Street artists often profess this war of conscience around the gallery/street issue, but you don’t seem to share those conflicts.
My perspective is I get up, I do work in the street, and I try to make it good and valuable, so that the experiences augment each other. Institutions provide certain opportunities but you have to go through these filters. There are no filters in street art—except for the obvious one, the law. Beyond that, there’s no curator deciding where you put up work, how you put up work… 

Institutions provide other opportunities. If there’s this populous notion of ‘I want to show my work to as many people as possible’—you’re going to get that done a lot better institutionally. You may get a lot of passerby on the street, but think about how many people move through The Met each day.

And you’re willing to engage the institutions?
What’s interesting, you have these artists that profess they’re not connected in any way to institutions, yet they all graduated from art school. I think that institutionally, schools are more powerful than museums…because they establish that initial place, they are that gateway. And while institutions define and control definitions of art…their role is to establish and build. I don’t think there’s anything comparable on the street. There’s not this alternative institution that has grabbed much of an audience. I feel like it’s building through the internet, like the internet has provided much of the framework and the fabric to have a following that doesn’t necessitate coming inside [a museum], but still, they [the internet and museums] are not even comparable.

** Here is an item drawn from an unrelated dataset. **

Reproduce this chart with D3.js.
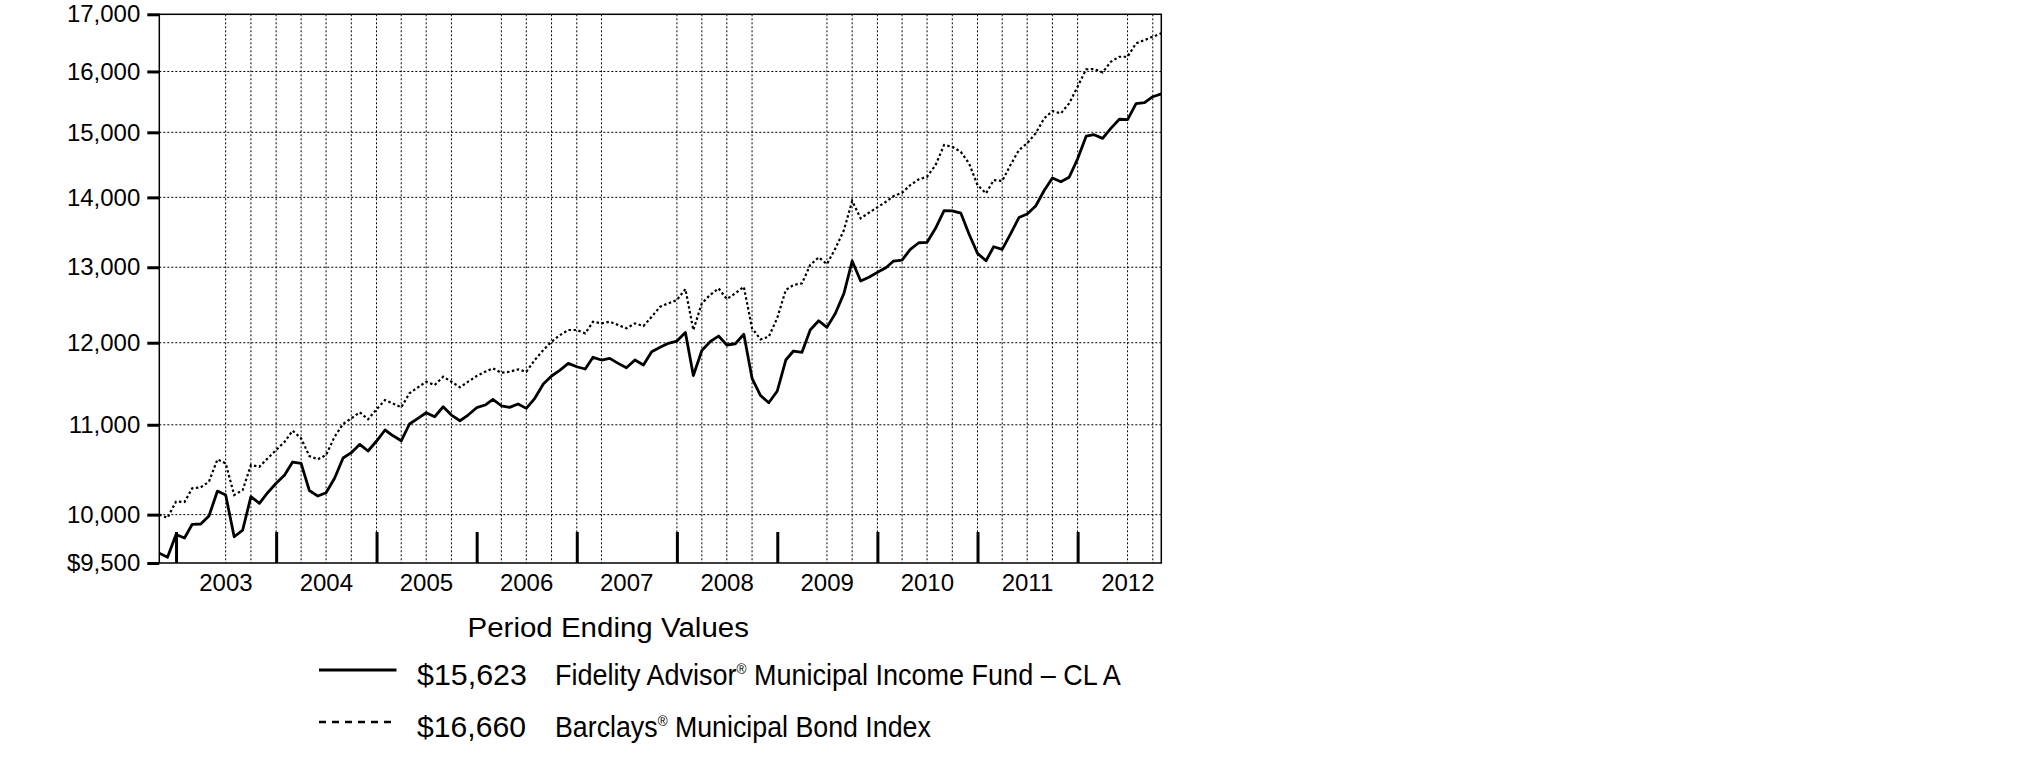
<!DOCTYPE html>
<html><head><meta charset="utf-8">
<script src="https://cdn.jsdelivr.net/npm/d3@7"></script>
<style>
body{margin:0;background:#fff}
svg{display:block}
text{font-family:"Liberation Sans",Arial,Helvetica,sans-serif;fill:#000}
</style>
</head><body><svg id="c" width="2025" height="773"></svg>
<script>
// ---------- DATA ----------
const fundValues = [
 9600, 9557, 9791, 9755, 9898, 9901, 9985, 10253, 10210, 9768,
 9838, 10192, 10121, 10235, 10338, 10429, 10574, 10559, 10259, 10199,
 10235, 10393, 10619, 10679, 10774, 10698, 10812, 10939, 10875, 10815,
 11009, 11075, 11141, 11094, 11212, 11114, 11047, 11114, 11201, 11233,
 11301, 11224, 11205, 11245, 11193, 11313, 11486, 11584, 11657, 11740,
 11698, 11670, 11816, 11782, 11803, 11740, 11686, 11782, 11719, 11886,
 11941, 11992, 12021, 12130, 11590, 11901, 12013, 12085, 11971, 11987,
 12108, 11555, 11346, 11260, 11401, 11782, 11895, 11878, 12163, 12283,
 12197, 12380, 12645, 13086, 12811, 12862, 12930, 12993, 13086, 13100,
 13249, 13342, 13348, 13548, 13803, 13800, 13769, 13466, 13193, 13090,
 13286, 13249, 13466, 13704, 13755, 13872, 14102, 14290, 14234, 14302,
 14584, 14938, 14962, 14904, 15063, 15209, 15203, 15462, 15481, 15577,
 15623];
const indexValues = [
 10000, 9967, 10140, 10135, 10283, 10294, 10355, 10604, 10559, 10210,
 10264, 10540, 10521, 10615, 10709, 10804, 10931, 10843, 10641, 10604,
 10653, 10861, 11009, 11075, 11146, 11064, 11182, 11292, 11253, 11205,
 11373, 11446, 11514, 11474, 11575, 11514, 11446, 11514, 11584, 11636,
 11679, 11624, 11636, 11666, 11636, 11782, 11907, 12013, 12098, 12163,
 12163, 12120, 12270, 12249, 12270, 12227, 12185, 12249, 12214, 12335,
 12467, 12512, 12556, 12703, 12163, 12512, 12623, 12712, 12569, 12645,
 12734, 12185, 12043, 12076, 12320, 12690, 12757, 12780, 13031, 13137,
 13044, 13263, 13523, 13946, 13692, 13774, 13853, 13935, 14020, 14069,
 14184, 14270, 14310, 14488, 14799, 14772, 14694, 14514, 14184, 14060,
 14260, 14245, 14488, 14721, 14826, 14984, 15224, 15342, 15305, 15468,
 15743, 16036, 16041, 15985, 16166, 16252, 16252, 16484, 16542, 16600,
 16660];
const firstMonth = [2002, 10]; // Nov 2002 (0-based month)
const yTickValues = [9500, 10000, 11000, 12000, 13000, 14000, 15000, 16000, 17000];
const yTickLabels = ["$9,500", "10,000", "11,000", "12,000", "13,000", "14,000", "15,000", "16,000", "17,000"];
const yGridValues = [10000, 11000, 12000, 13000, 14000, 15000, 16000];
const yearLabels = ["2003", "2004", "2005", "2006", "2007", "2008", "2009", "2010", "2011", "2012"];
const gridMonths = [
 "2003-07","2003-10",
 "2004-01","2004-04","2004-07","2004-10",
 "2005-01","2005-04","2005-07","2005-10",
 "2006-04","2006-07","2006-10",
 "2007-01","2007-04",
 "2008-01","2008-04","2008-07","2008-10",
 "2009-07","2009-10",
 "2010-01","2010-04","2010-07","2010-10",
 "2011-01","2011-04","2011-07","2011-10",
 "2012-01","2012-07","2012-10"];
const legendTitle = "Period Ending Values";
const legendValues = ["$15,623", "$16,660"];
const legendNames = [["Fidelity Advisor", "®", " Municipal Income Fund – CL A"], ["Barclays", "®", " Municipal Bond Index"]];

// ---------- LAYOUT ----------
const L = 159.3, R = 1161.3, T = 14.3, B = 563;
const svg = d3.select("#c");
const months = fundValues.map((_, i) => new Date(Date.UTC(firstMonth[0], firstMonth[1] + i, 1)));
const parseM = d3.utcParse("%Y-%m");

const x = d3.scaleUtc().domain([months[0], months[months.length - 1]]).range([L, R]);
const y = d3.scaleLog().domain([9500, 17000]).range([B, T]);

// grid
const g = svg.append("g");
g.selectAll("line.hg").data(yGridValues).join("line")
  .attr("x1", L).attr("x2", R).attr("y1", d => y(d)).attr("y2", d => y(d))
  .attr("stroke", "#000").attr("stroke-width", 1).attr("stroke-dasharray", "2,2");
g.selectAll("line.vg").data(gridMonths.map(parseM)).join("line")
  .attr("x1", d => x(d)).attr("x2", d => x(d)).attr("y1", T).attr("y2", B)
  .attr("stroke", "#000").attr("stroke-width", 1).attr("stroke-dasharray", "2,2");

// frame
svg.append("rect").attr("x", L).attr("y", T).attr("width", R - L).attr("height", B - T)
  .attr("fill", "none").attr("stroke", "#000").attr("stroke-width", 1.5);

// y axis
const yAxis = d3.axisLeft(y).tickValues(yTickValues)
  .tickFormat((d, i) => yTickLabels[i]).tickSize(12).tickPadding(7);
const ya = svg.append("g").attr("transform", `translate(${L},0)`).call(yAxis);
ya.select(".domain").remove();
ya.selectAll(".tick line").attr("stroke", "#000").attr("stroke-width", 3);
ya.selectAll(".tick text").attr("font-size", 24).attr("font-family", "Liberation Sans, Arial, sans-serif").attr("fill", "#000");

// x axis: year boundary ticks
const yearStarts = yearLabels.map(s => new Date(Date.UTC(+s, 0, 1)));
const xa = svg.append("g").attr("transform", `translate(0,${B})`)
  .call(d3.axisBottom(x).tickValues(yearStarts).tickSize(-31).tickFormat(""));
xa.select(".domain").remove();
xa.selectAll(".tick line").attr("stroke", "#000").attr("stroke-width", 3);
// year labels centred in year
svg.append("g").selectAll("text").data(yearLabels).join("text")
  .attr("x", d => x(new Date(Date.UTC(+d, 6, 2))))
  .attr("y", 591).attr("text-anchor", "middle").attr("font-size", 24).text(d => d);

// lines
const line = d3.line().x((d, i) => x(months[i])).y(d => y(d));
svg.append("path").datum(indexValues).attr("d", line)
  .attr("fill", "none").attr("stroke", "#000").attr("stroke-width", 2.2)
  .attr("stroke-dasharray", "2.5,2.5");
svg.append("path").datum(fundValues).attr("d", line)
  .attr("fill", "none").attr("stroke", "#000").attr("stroke-width", 2.8)
  .attr("stroke-linejoin", "round");

// ---------- LEGEND ----------
function fit(sel, x0, targetW) {
  const w = sel.node().getComputedTextLength();
  const yb = +sel.attr("y");
  sel.attr("x", 0).attr("y", 0).attr("transform", `translate(${x0},${yb}) scale(${targetW / w},1)`);
}
const lg = svg.append("g");
const title = lg.append("text").attr("y", 637).attr("font-size", 28).text(legendTitle);
fit(title, 467.5, 281.5);

const rowY = [685, 737];
const lineY = [670, 722];
const valW = [110, 109];
const nameW = [566, 376];
lg.append("line").attr("x1", 319).attr("x2", 396.5).attr("y1", lineY[0]).attr("y2", lineY[0])
  .attr("stroke", "#000").attr("stroke-width", 3);
lg.append("line").attr("x1", 319).attr("x2", 396.5).attr("y1", lineY[1]).attr("y2", lineY[1])
  .attr("stroke", "#000").attr("stroke-width", 2.5).attr("stroke-dasharray", "7,6");
legendValues.forEach((v, i) => {
  const t = lg.append("text").attr("y", rowY[i]).attr("font-size", 30).text(v);
  fit(t, 417, valW[i]);
  const n = lg.append("text").attr("y", rowY[i]).attr("font-size", 30);
  n.append("tspan").text(legendNames[i][0]);
  n.append("tspan").attr("font-size", 15).attr("dy", -11).text(legendNames[i][1]);
  n.append("tspan").attr("dy", 11).text(legendNames[i][2]);
  fit(n, 555, nameW[i]);
});
</script>
</body></html>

There’s so much debate about street art versus galleries, but as you just pointed out, the internet is an alternative exhibit space. What is the internet’s role in street art?
Street art is tracked on the internet, so in that sense, it occurs there. You couldn’t hope for a more intimate space…you’re in someone’s home, you’re an image that they’ve sought after and delved into—its like all those guys from London who see Brooklyn through a screen and think, ‘Brooklyn is the street art mecca, we’re going to name our kids after Brooklyn and get thank you letters for collecting artwork on Brooklyn Chinese menus’—there’s that whole sort of romance conveyed through the screen. It’s basically the relationship or dichotomy between documented experience and experienced experience. I’ve had people come from Los Angeles, and they were like, ‘when I came to New York, I thought I was going to be seeing street art everywhere,’ and honestly the scene is really quiet now.

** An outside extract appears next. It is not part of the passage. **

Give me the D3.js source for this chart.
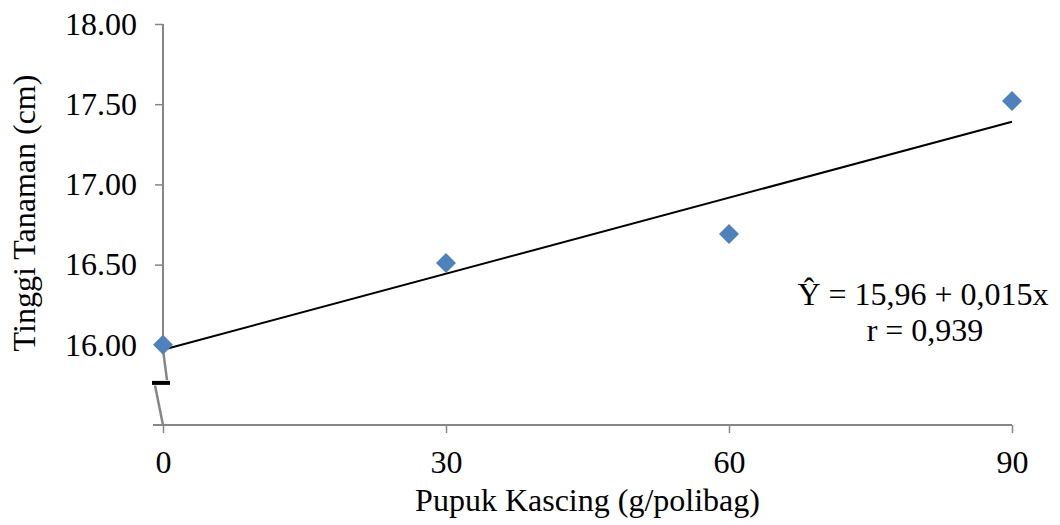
<!DOCTYPE html>
<html>
<head>
<meta charset="utf-8">
<script src="https://cdn.jsdelivr.net/npm/d3@7"></script>
<style>
  body { margin: 0; background: #fff; }
  text { font-family: "Liberation Serif", "Times New Roman", serif; fill: #000; }
</style>
</head>
<body>
<div id="chart"></div>
<script>
// data
var dosis = [0, 30, 60, 90];
var tinggi = [16.00, 16.51, 16.69, 17.52];
var yTicks = [16.00, 16.50, 17.00, 17.50, 18.00];
var xTicks = [0, 30, 60, 90];
var persamaan = ["\u0176 = 15,96 + 0,015x", "r = 0,939"];

var svgWidth = 1060;
var svgHeight = 525;
var fs = 32;

var svg = d3.select("#chart")
  .append("svg")
  .attr("width", svgWidth)
  .attr("height", svgHeight);

var x = d3.scaleLinear().domain([0, 90]).range([163, 1012]);
var y = d3.scaleLinear().domain([15.5, 18]).range([425, 24]);

var axisColor = "#868686";

// x axis
var bottomAxis = d3.axisBottom(x)
  .tickValues(xTicks)
  .tickSize(8)
  .tickPadding(17)
  .tickFormat(d3.format("d"));

var gx = svg.append("g")
  .attr("transform", `translate(0, ${y(15.5)})`)
  .call(bottomAxis);
gx.select(".domain").attr("stroke", axisColor).attr("stroke-width", 2).attr("d", `M${x(0) - 10},0H${x(90)}`);
gx.selectAll(".tick line").attr("stroke", axisColor).attr("stroke-width", 1.5);
gx.selectAll(".tick text").attr("font-size", fs).attr("font-family", "Liberation Serif");

// y axis (upper part)
var leftAxis = d3.axisLeft(y)
  .tickValues(yTicks)
  .tickSize(8)
  .tickPadding(18)
  .tickFormat(d3.format(".2f"));

var gy = svg.append("g")
  .attr("transform", `translate(${x(0)}, 0)`)
  .call(leftAxis);
gy.select(".domain").attr("stroke", axisColor).attr("stroke-width", 2)
  .attr("d", `M0,${y(18)}V${y(15.97)}`);
gy.selectAll(".tick line").attr("stroke", axisColor).attr("stroke-width", 1.5);
gy.selectAll(".tick text").attr("font-size", fs).attr("font-family", "Liberation Serif");

// axis break
var brk = svg.append("g");
brk.append("path")
  .attr("d", `M${x(0)},${y(15.97)}L${x(0) + 4},${y(15.78)}`)
  .attr("stroke", axisColor).attr("stroke-width", 2.5).attr("fill", "none");
brk.append("path")
  .attr("d", `M${x(0) - 8},${y(15.747)}L${x(0)},${y(15.5)}`)
  .attr("stroke", axisColor).attr("stroke-width", 2.5).attr("fill", "none");
brk.append("rect")
  .attr("x", x(0) - 11).attr("y", y(15.775))
  .attr("width", 18).attr("height", 4)
  .attr("fill", "#000");

// trend line (least squares)
var mx = d3.mean(dosis), my = d3.mean(tinggi);
var sxy = d3.sum(dosis, (d, i) => (d - mx) * (tinggi[i] - my));
var sxx = d3.sum(dosis, d => (d - mx) * (d - mx));
var b = sxy / sxx, a = my - b * mx;

svg.append("line")
  .attr("x1", x(0)).attr("y1", y(a))
  .attr("x2", x(90)).attr("y2", y(a + b * 90))
  .attr("stroke", "#000").attr("stroke-width", 2);

// points
var pts = dosis.map((d, i) => ({ x: d, y: tinggi[i] }));
svg.selectAll(".pt")
  .data(pts)
  .enter()
  .append("path")
  .attr("class", "pt")
  .attr("d", d3.symbol().type(d3.symbolSquare).size(200))
  .attr("transform", d => `translate(${x(d.x)}, ${y(d.y)}) rotate(45)`)
  .attr("fill", "#4F81BD");

// equation
svg.append("text")
  .attr("x", 923).attr("y", 305)
  .attr("text-anchor", "middle")
  .attr("font-size", fs)
  .text(persamaan[0]);
svg.append("text")
  .attr("x", 925).attr("y", 341)
  .attr("text-anchor", "middle")
  .attr("font-size", fs)
  .text(persamaan[1]);

// axis titles
svg.append("text")
  .attr("x", (x(0) + x(90)) / 2).attr("y", 511)
  .attr("text-anchor", "middle")
  .attr("font-size", fs)
  .text("Pupuk Kascing (g/polibag)");

svg.append("text")
  .attr("transform", `translate(35, 213) rotate(-90)`)
  .attr("text-anchor", "middle")
  .attr("font-size", fs)
  .text("Tinggi Tanaman (cm)");
</script>
</body>
</html>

When did things start quieting down?
I think a year ago. Maybe that’s really self-absorbed because that’s when I left [New York]…but I’m always on flicker searching for new pieces…maybe a year and a half ago Bass stopped doing as much work, and Swoon is all over the place, Faile’s just altogether no more…there’s always a vacuum that needs to be filled. There’s enough of a network that’s been established, it seems that when certain artists quiet down, there’s always other artists that strategically and coincidentally arrive. Dane and Cake started getting up like crazy, but that’s just the energy of being new to the scene. You always see it, even in writing. You see a writer that gets up really hard, and you always know they can’t maintain that energy. When I first started, I was the same way, I was getting up like 3, 4 times a week, printing all the time, dedicating all my [high school] summers to it.

Now I’m making really specific pieces—just right now—but that energy is something different. And when you have a lot of artists doing gallery work, it’s a logistical thing. There’s just not enough time.